--- start ---

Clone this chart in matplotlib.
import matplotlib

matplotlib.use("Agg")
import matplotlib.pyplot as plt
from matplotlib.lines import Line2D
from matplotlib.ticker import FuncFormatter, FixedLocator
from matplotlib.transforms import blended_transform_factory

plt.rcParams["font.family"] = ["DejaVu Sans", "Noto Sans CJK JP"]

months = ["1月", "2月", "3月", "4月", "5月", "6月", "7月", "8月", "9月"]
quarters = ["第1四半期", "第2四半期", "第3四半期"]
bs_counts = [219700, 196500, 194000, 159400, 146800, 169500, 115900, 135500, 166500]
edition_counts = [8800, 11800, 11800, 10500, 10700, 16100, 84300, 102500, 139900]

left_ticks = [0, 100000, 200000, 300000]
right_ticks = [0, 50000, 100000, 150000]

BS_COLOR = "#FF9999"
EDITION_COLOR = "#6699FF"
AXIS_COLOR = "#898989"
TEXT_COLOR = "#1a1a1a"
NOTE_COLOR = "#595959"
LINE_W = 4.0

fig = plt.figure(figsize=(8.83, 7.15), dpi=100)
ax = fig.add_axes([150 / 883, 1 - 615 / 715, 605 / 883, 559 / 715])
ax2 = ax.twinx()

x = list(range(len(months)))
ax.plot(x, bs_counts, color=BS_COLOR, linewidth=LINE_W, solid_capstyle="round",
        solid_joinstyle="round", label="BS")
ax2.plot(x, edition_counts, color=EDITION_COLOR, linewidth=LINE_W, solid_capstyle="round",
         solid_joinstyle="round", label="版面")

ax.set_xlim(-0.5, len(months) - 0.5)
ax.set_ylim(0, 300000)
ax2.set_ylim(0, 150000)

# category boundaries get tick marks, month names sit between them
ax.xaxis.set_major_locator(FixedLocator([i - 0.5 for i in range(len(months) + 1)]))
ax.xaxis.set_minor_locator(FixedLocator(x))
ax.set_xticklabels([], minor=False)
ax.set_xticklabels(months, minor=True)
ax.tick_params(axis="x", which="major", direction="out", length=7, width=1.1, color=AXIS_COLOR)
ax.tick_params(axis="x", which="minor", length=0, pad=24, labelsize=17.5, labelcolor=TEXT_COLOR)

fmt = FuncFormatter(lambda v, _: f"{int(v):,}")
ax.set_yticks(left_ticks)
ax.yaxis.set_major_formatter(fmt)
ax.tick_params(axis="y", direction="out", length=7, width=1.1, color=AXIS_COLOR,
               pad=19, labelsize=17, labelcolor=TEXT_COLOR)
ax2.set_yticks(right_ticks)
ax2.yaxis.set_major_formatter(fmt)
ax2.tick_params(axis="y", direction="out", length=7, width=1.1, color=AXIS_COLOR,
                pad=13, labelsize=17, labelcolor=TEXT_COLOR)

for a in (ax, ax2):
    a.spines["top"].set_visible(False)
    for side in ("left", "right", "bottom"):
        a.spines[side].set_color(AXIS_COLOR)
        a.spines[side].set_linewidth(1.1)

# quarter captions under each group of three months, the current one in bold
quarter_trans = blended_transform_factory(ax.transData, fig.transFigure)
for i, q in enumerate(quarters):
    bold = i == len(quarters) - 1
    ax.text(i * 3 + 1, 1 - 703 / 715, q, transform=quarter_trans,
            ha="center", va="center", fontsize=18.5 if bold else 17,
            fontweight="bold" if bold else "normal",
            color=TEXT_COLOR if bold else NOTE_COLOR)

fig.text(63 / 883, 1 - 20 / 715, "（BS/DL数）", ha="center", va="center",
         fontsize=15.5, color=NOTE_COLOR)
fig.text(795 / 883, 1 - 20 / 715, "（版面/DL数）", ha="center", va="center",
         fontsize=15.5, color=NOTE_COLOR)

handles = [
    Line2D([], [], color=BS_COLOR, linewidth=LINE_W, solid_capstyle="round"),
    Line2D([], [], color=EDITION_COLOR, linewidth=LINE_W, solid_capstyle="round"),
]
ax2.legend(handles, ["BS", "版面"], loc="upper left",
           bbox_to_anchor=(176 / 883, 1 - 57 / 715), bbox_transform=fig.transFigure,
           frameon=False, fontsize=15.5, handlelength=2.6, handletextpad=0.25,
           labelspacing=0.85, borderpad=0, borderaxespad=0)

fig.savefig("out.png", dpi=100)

--- end ---

Looking at the material above, please copy exactly every line from its first line through the line containing "ax2.set_ylim(0, 150000)", with both ends included and nothing else.

▶ Exercise answer:
Clone this chart in matplotlib.
import matplotlib

matplotlib.use("Agg")
import matplotlib.pyplot as plt
from matplotlib.lines import Line2D
from matplotlib.ticker import FuncFormatter, FixedLocator
from matplotlib.transforms import blended_transform_factory

plt.rcParams["font.family"] = ["DejaVu Sans", "Noto Sans CJK JP"]

months = ["1月", "2月", "3月", "4月", "5月", "6月", "7月", "8月", "9月"]
quarters = ["第1四半期", "第2四半期", "第3四半期"]
bs_counts = [219700, 196500, 194000, 159400, 146800, 169500, 115900, 135500, 166500]
edition_counts = [8800, 11800, 11800, 10500, 10700, 16100, 84300, 102500, 139900]

left_ticks = [0, 100000, 200000, 300000]
right_ticks = [0, 50000, 100000, 150000]

BS_COLOR = "#FF9999"
EDITION_COLOR = "#6699FF"
AXIS_COLOR = "#898989"
TEXT_COLOR = "#1a1a1a"
NOTE_COLOR = "#595959"
LINE_W = 4.0

fig = plt.figure(figsize=(8.83, 7.15), dpi=100)
ax = fig.add_axes([150 / 883, 1 - 615 / 715, 605 / 883, 559 / 715])
ax2 = ax.twinx()

x = list(range(len(months)))
ax.plot(x, bs_counts, color=BS_COLOR, linewidth=LINE_W, solid_capstyle="round",
        solid_joinstyle="round", label="BS")
ax2.plot(x, edition_counts, color=EDITION_COLOR, linewidth=LINE_W, solid_capstyle="round",
         solid_joinstyle="round", label="版面")

ax.set_xlim(-0.5, len(months) - 0.5)
ax.set_ylim(0, 300000)
ax2.set_ylim(0, 150000)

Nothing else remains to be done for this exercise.